多くの患者と接してきたマリさんが、なぜその人の事を特に気にかけたのかと言うと、その老人の本名は「ゴロウ」という男性だったからである。


先に述べたように、名前が分からない、あるいは、でたらめな名前を名乗る例は珍しくない。

しかし、自身の性別と異なる名前を挙げる患者は初めてだった。


配偶者や友人の名前かと思い調べたが、該当する名前はなく、親族にもそれとなく尋ねたが思い当たる節はないという。


だが、ミチコさんはとても穏やかな性格の持ち主で、本名が一致しない以外はまったく手のかからない人だった。

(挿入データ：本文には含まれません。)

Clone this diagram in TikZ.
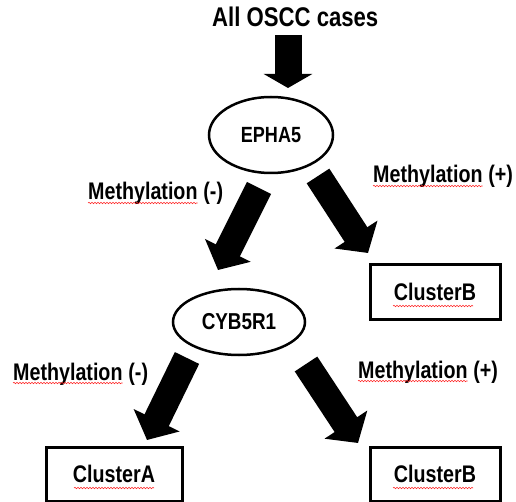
\documentclass[tikz,border=0pt]{standalone}
\usepackage{fontspec}
\setmainfont{Liberation Sans}[FakeStretch=0.82]
\usetikzlibrary{arrows.meta,shapes.geometric,decorations.pathmorphing}

\begin{document}
\begin{tikzpicture}[x=1pt, y=-1pt,
		every node/.style={ text=black, inner sep=0pt, font=\bfseries },
		gene/.style={ ellipse, draw, line width=2.5pt,
				font=\fontsize{22}{26}\selectfont\bfseries },
		cluster/.style={ rectangle, draw, line width=3pt,
				minimum width=130pt, minimum height=54pt,
				font=\fontsize{24}{28}\selectfont\bfseries },
		lbl/.style={ anchor=base west, font=\fontsize{24}{28}\selectfont\bfseries },
		fat/.style={ line width=27pt, -{Triangle[length=22pt,width=50pt]} },
		spell/.style={ red!85, line width=0.6pt, decorate,
				decoration={snake, amplitude=0.7pt, segment length=3pt} } ]

	\useasboundingbox (0,0) rectangle (516,502);

	\node[anchor=base west, font=\fontsize{27}{32}\selectfont\bfseries] (all) at (212,27) {All OSCC cases};

	\node[gene, minimum width=124pt, minimum height=76pt] (epha) at (271,135) {EPHA5};
	\node[gene, minimum width=132pt, minimum height=66pt,
		font=\fontsize{23}{27}\selectfont\bfseries] (cyb) at (239,322) {CYB5R1};

	\node[cluster] (B1) at (435,292) {ClusterB};
	\node[cluster, minimum width=136pt] (A2) at (114,474) {ClusterA};
	\node[cluster] (B2) at (435,474) {ClusterB};

	% methylation labels, word and sign apart
	\node[lbl] (m1) at (88,200) {Methylation};
	\node[lbl] (s1) at (m1.base east) {\ (-)};
	\node[lbl] (m2) at (373,183) {Methylation};
	\node[lbl] (s2) at (m2.base east) {\ (+)};
	\node[lbl] (m3) at (13,380) {Methylation};
	\node[lbl] (s3) at (m3.base east) {\ (-)};
	\node[lbl] (m4) at (358,378) {Methylation};
	\node[lbl] (s4) at (m4.base east) {\ (+)};

	% arrow ends
	\coordinate (t0) at (288,35);
	\coordinate (h0) at (288,88);
	\coordinate (t1) at (259,188);
	\coordinate (h1) at (218,270);
	\coordinate (t2) at (318,176);
	\coordinate (h2) at (368,253);
	\coordinate (t3) at (187,358);
	\coordinate (h3) at (147,440);
	\coordinate (t4) at (306,364);
	\coordinate (h4) at (358,443);

	\draw[fat, -{Triangle[length=14pt,width=48pt]}] (t0) -- (h0);
	\draw[fat] (t1) -- (h1);
	\draw[fat] (t2) -- (h2);
	\draw[fat] (t3) -- (h3);
	\draw[fat] (t4) -- (h4);

	\foreach \m in {m1,m2,m3,m4}
		\draw[spell] ([yshift=-3pt]\m.base west) -- ([yshift=-3pt]\m.base east);
	\draw[spell] ([xshift=-40pt,yshift=-14pt]A2.center) -- ([xshift=40pt,yshift=-14pt]A2.center);
	\draw[spell] ([xshift=-42pt,yshift=-14pt]B1.center) -- ([xshift=38pt,yshift=-14pt]B1.center);
	\draw[spell] ([xshift=-42pt,yshift=-14pt]B2.center) -- ([xshift=38pt,yshift=-14pt]B2.center);
\end{tikzpicture}
\end{document}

トイレや食事等の介助もほとんどいらず、心身共に安定しており、たまの介助の際にも職員には感謝や労いの言葉を忘れず、温和な態度から他の患者との関係も良好で、皆から好かれていた。


ある日のことだった。

夜勤だったマリさんが消灯後の見回りをしていると、ミチコさんがベッドの端に腰掛けているのを見つけた。


「どうしました? 眠れませんか?」


とマリさんが声をかけると、ミチコさんは


「今まで大変、お世話になりました」


と、深々と頭を下げた。

その姿にざわりと胸騒ぎを覚えた。

そこには自らの死期を悟った人の特有の雰囲気があり、職業柄、マリさんも何度かそれを経験している。


「どこか、お加減が悪いんですか?」


そう尋ねるも、ミチコさんは何も答えず、弱々しく首を振るだけだった。




ーーーその翌朝だった。ミチコさんの部屋から悲鳴がこだました。


事務室で休憩中だったマリさんも、他の職員とともに急いで部屋に駆け付けた。

そこには頭を抱えて泣き叫ぶミチコさんの姿があった。


「どうしたんですか? 大丈夫ですか、ミチコさん!」


すぐさま駆け寄り、何とか落ち着かせるとミチコさんはマリさんの顔を凝視して言った。


「ミチコってだあれ。そんなひとしらない」


その後、「ゴロウ」と名乗る老人は


「ここはどこなの」

「ぼくはなんでこんなところにいるの?」

「いますぐおうちにかえして」

「おとうさんおかあさんたすけて」


と、舌足らずな子供のような声で叫び続け、その二日後に亡くなった。